In Assyria, Nebo was honoured as much as he was in Babylonia itself. The Assyrian kings and scribes might be silent about the name of Merodach, but the name of Nebo was continually in their mouths.

His name and worship passed even to the distant Semitic tribes of the west. The names of places in Palestine in which his name occurs, proves that the god of prophecy was adored by Canaanites and Moabites alike. Moses, the leader and prophet of Israel, died on the peak of Mount Nebo, and cities bearing the name stood within the borders of the tribes of Reuben and Judah.

When the Israelites entered upon their literary era, the old name of roch, or “seer,” was exchanged for the more literary one of Nēbi, or “prophet.”

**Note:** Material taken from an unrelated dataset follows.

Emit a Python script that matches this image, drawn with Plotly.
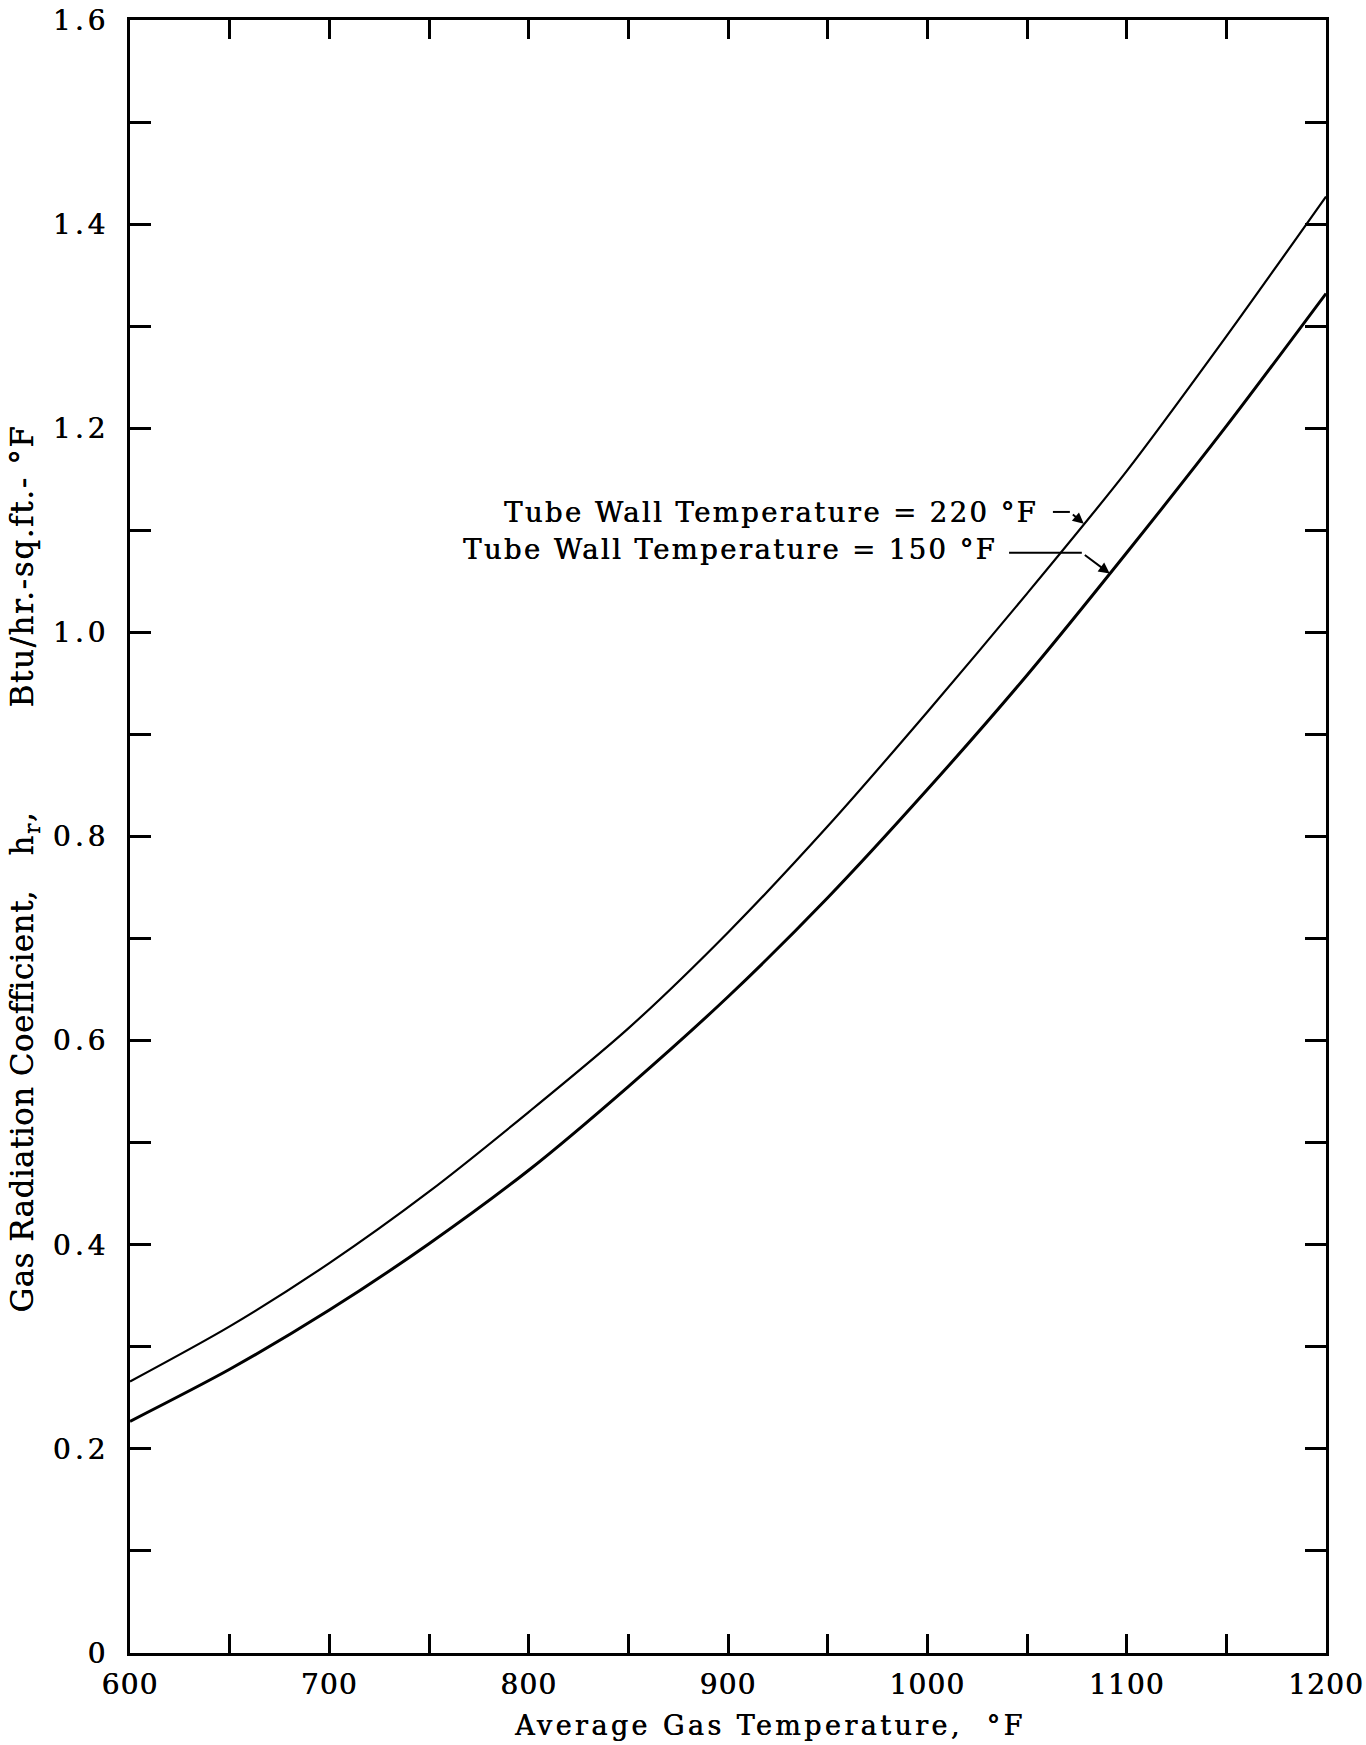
import numpy as np
import plotly.graph_objects as go

# Average gas temperature, °F
gas_temp = [600, 650, 700, 750, 800, 850, 900, 950, 1000, 1050, 1100, 1150, 1200]
# Gas radiation coefficient h_r, Btu/hr.-sq.ft.-°F
hr_wall_220 = [0.266, 0.320, 0.382, 0.452, 0.530, 0.612, 0.706, 0.810, 0.922, 1.038, 1.158, 1.290, 1.427]
hr_wall_150 = [0.227, 0.278, 0.336, 0.401, 0.473, 0.555, 0.643, 0.740, 0.846, 0.958, 1.078, 1.202, 1.332]

x_tick_vals = list(range(600, 1201, 50))
x_tick_text = ["600", "", "700", "", "800", "", "900", "", "1000", "", "1100", "", "1200"]
y_tick_vals = [round(0.1 * i, 1) for i in range(17)]
y_tick_text = ["0", "", "0.2", "", "0.4", "", "0.6", "", "0.8", "", "1.0", "", "1.2", "", "1.4", "", "1.6"]

SERIF = "DejaVu Serif"
INK = "0.5px 0px 0px #000"   # slight ink spread to give the typed look


def spaced(s, px):
    return f'<span style="letter-spacing:{px}px">{s}</span>'


def typed(size):
    return dict(family=SERIF, size=size, color="black", shadow=INK)


fig = go.Figure()
fig.add_trace(go.Scatter(x=gas_temp, y=hr_wall_220, mode="lines",
                         line=dict(color="black", width=2.2, shape="spline", smoothing=0.8),
                         name="220 °F", showlegend=False))
fig.add_trace(go.Scatter(x=gas_temp, y=hr_wall_150, mode="lines",
                         line=dict(color="black", width=3, shape="spline", smoothing=0.8),
                         name="150 °F", showlegend=False))

axis_common = dict(showgrid=False, zeroline=False, showline=True, linecolor="black", linewidth=3,
                   mirror="ticks", ticks="inside", tickcolor="black", tickwidth=2.5,
                   tickmode="array", automargin=False)

fig.update_xaxes(range=[600, 1200], tickvals=x_tick_vals,
                 ticktext=[spaced(t, 1.2) if t else " " for t in x_tick_text],
                 ticklen=19, tickfont=typed(28),
                 ticklabelstandoff=4, **axis_common)
fig.update_yaxes(range=[0, 1.6], tickvals=y_tick_vals,
                 ticktext=[spaced(t, 4) if t else " " for t in y_tick_text],
                 ticklen=21, tickfont=typed(28),
                 ticklabelstandoff=12, **axis_common)

annotations = []
shapes = []

# Curve labels with leader lines and arrows pointing onto each curve
labels = [
    dict(text="Tube Wall Temperature = 220 °F", series=hr_wall_220,
         text_x=1056.6, text_y=1.1175, lead_x0=1063.0, lead_x1=1071.5, lead_y=1.118, tip_x=1078.5),
    dict(text="Tube Wall Temperature = 150 °F", series=hr_wall_150,
         text_x=1035.7, text_y=1.0816, lead_x0=1041.0, lead_x1=1077.5, lead_y=1.078, tip_x=1091.5),
]
for lab in labels:
    annotations.append(dict(x=lab["text_x"], y=lab["text_y"], xref="x", yref="y",
                            text=spaced(lab["text"], 2.4), showarrow=False,
                            xanchor="right", yanchor="middle", font=typed(27.5)))
    shapes.append(dict(type="line", xref="x", yref="y", x0=lab["lead_x0"], x1=lab["lead_x1"],
                       y0=lab["lead_y"], y1=lab["lead_y"], line=dict(color="black", width=2)))
    tip_y = float(np.interp(lab["tip_x"], gas_temp, lab["series"]))
    annotations.append(dict(x=lab["tip_x"], y=tip_y, xref="x", yref="y",
                            ax=lab["lead_x1"], ay=lab["lead_y"], axref="x", ayref="y",
                            text=" ", showarrow=True, arrowhead=2, arrowsize=1.1,
                            arrowwidth=2, arrowcolor="black", standoff=0))

# Axis titles
annotations.append(dict(x=0.535, y=-0.0441, xref="paper", yref="paper",
                        text=spaced("Average Gas Temperature,\u00a0\u00a0°F", 3.4), showarrow=False,
                        xanchor="center", yanchor="middle", font=typed(27)))
y_title = (spaced("Gas Radiation Coefficient,", 0.4)
           + spaced("\u00a0\u00a0\u00a0h<sub>r</sub>,"
                    "\u00a0\u00a0\u00a0\u00a0\u00a0\u00a0\u00a0\u00a0\u00a0Btu/hr.-sq.ft.-\u00a0°F", 1.6))
annotations.append(dict(x=-0.0878, y=0.4804, xref="paper", yref="paper", textangle=-90,
                        text=y_title, showarrow=False, xanchor="center", yanchor="middle",
                        font=dict(family=SERIF, size=31, color="black", shadow="0.3px 0px 0px #000")))

fig.update_layout(width=1366, height=1745, margin=dict(l=130, r=40, t=20, b=92, autoexpand=False),
                  plot_bgcolor="white", paper_bgcolor="white",
                  annotations=annotations, shapes=shapes, showlegend=False)

fig.write_html("out.html", config={"displayModeBar": False})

The Semites of Babylonia provided Nebo with a wife, Tasmitu, “the hearer.” She helped to open and enlarge the ears which received the divine mysteries her husband’s inspiration enabled his devout servants to write down.

The revolution which transferred the learning of the Babylonians from the Accadians to the Semites, transferred the patronage of the literary class from the old god Ea to his younger rivals Nebo and Tasmit.

[ … ]

The Semites of Babylonia thus closely resembled their brother Semites of Canaan in their fundamental conception of religion. As the Canaanite or Phoenician had “lords many,” the multitudinous Baalim who represented the particular forms of the Sun-god worshipped in each locality, so too the gods of Semitic Babylonia were equally multitudinous and local–Merodach, for example, being merely the Bel or Baal of Babylon, just as Mel-karth (Melech-kiryath) was the Baal of Tyre.

But the parallelism extends yet further. We have seen that the rise of the prophet-god in Babylonia marks the growing importance of literature and a literary class, just as the beginning of a literary age in Israel is coeval with the change of the seer into the prophet.

Now the literary age of Israel was long preceded by a literary age among their Phoenician neighbours, and its growth is contemporaneous with the closer relations that grew up between the monarchs of Israel and Hiram of Tyre.

What Israel was in this respect to the Phoenicians, Assyria was to Babylonia. The Assyrians were a nation of warriors and traders rather than of students; their literature was for the most part an exotic, a mere imitation of Babylonian cuiture.

In Babylonia, education was widely diffused; in Assyria, it was confined to the learned class. We must remember, therefore, that in dealing with Assyrian documents we are dealing either with a foreign importation or with the thoughts and beliefs of a small and special class.”

A.H. Sayce, Lectures on the Origin and Growth of Religion as Illustrated by the Religion of the Ancient Babylonians, 5th ed., London, 1898, pp. 119-122.